Le nouveau Code des investissements a été récemment adopté. A votre avis, quelles réformes devraient être priorisées pour réellement améliorer l’environnement des affaires au Sénégal et attirer davantage d’investisseurs ? Faut-il se concentrer sur la fiscalité, la simplification des procédures ou la protection juridique des investissements ? Quelles mesures concrètes pourraient rassurer les investisseurs étrangers ? Comment hiérarchiser les réformes économiques ?

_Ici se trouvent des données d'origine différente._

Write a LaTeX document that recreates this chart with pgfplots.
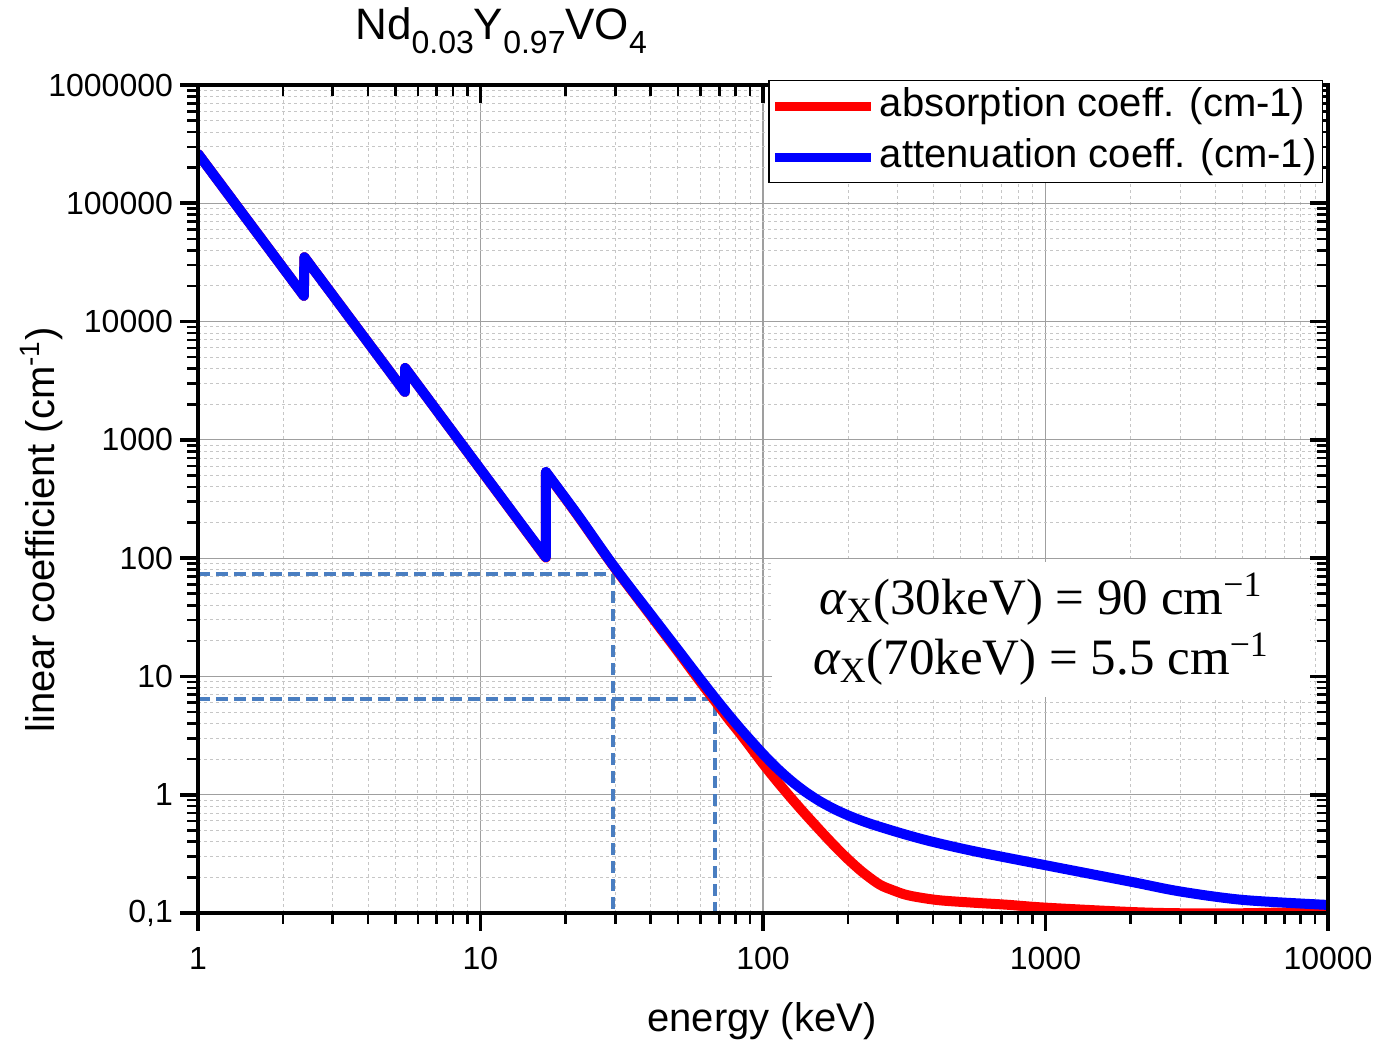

Dans un contexte de ressources limitées et d’attentes sociales fortes, les gouvernements sont souvent confrontés à la même question : par où commencer ? Réformer tout à la fois est illusoire ; il faut choisir, ordonner, prioriser. La première étape consiste à identifier les contraintes majeures qui freinent la croissance et l’investissement. Une économie ne progresse pas seulement parce qu’on multiplie les chantiers, mais parce qu’on lève les blocages essentiels : énergie défaillante, système judiciaire peu fiable, corruption endémique, ou faiblesse du capital humain. Vient ensuite l’évaluation de l’impact global et du coût de chaque réforme. Certaines mesures produisent des effets rapides et visibles – comme la simplification fiscale – quand d’autres exigent du temps et des moyens considérables, comme la réforme de l’éducation ou de l’électricité. La priorité doit aller à celles qui offrent le meilleur équilibre entre efficacité, soutenabilité et faisabilité. Mais une réforme économique n’est jamais qu’une affaire de chiffres : elle dépend aussi du rapport de forces politiques et institutionnelles. Sans coalition favorable, sans appareil d’exécution solide, même les meilleures idées s’enlisent. Mieux vaut parfois avancer par étapes, en commençant par des réformes crédibles, visibles et politiquement acceptables. Enfin, les réformes doivent être cohérentes entre elles. Libéraliser le commerce sans améliorer les infrastructures ou la formation des travailleurs revient à déplacer le problème plutôt qu’à le résoudre. L’économie est un système : chaque changement appelle un autre. Hiérarchiser les réformes, c’est donc bâtir une stratégie de transformation progressive, fondée sur cinq principes : cibler les contraintes majeures, mesurer l’impact, assurer la faisabilité, rechercher les complémentarités et garantir la cohérence dans le temps. Une réforme réussie n’est pas celle qu’on lance, mais celle qui s’inscrit durablement dans la confiance.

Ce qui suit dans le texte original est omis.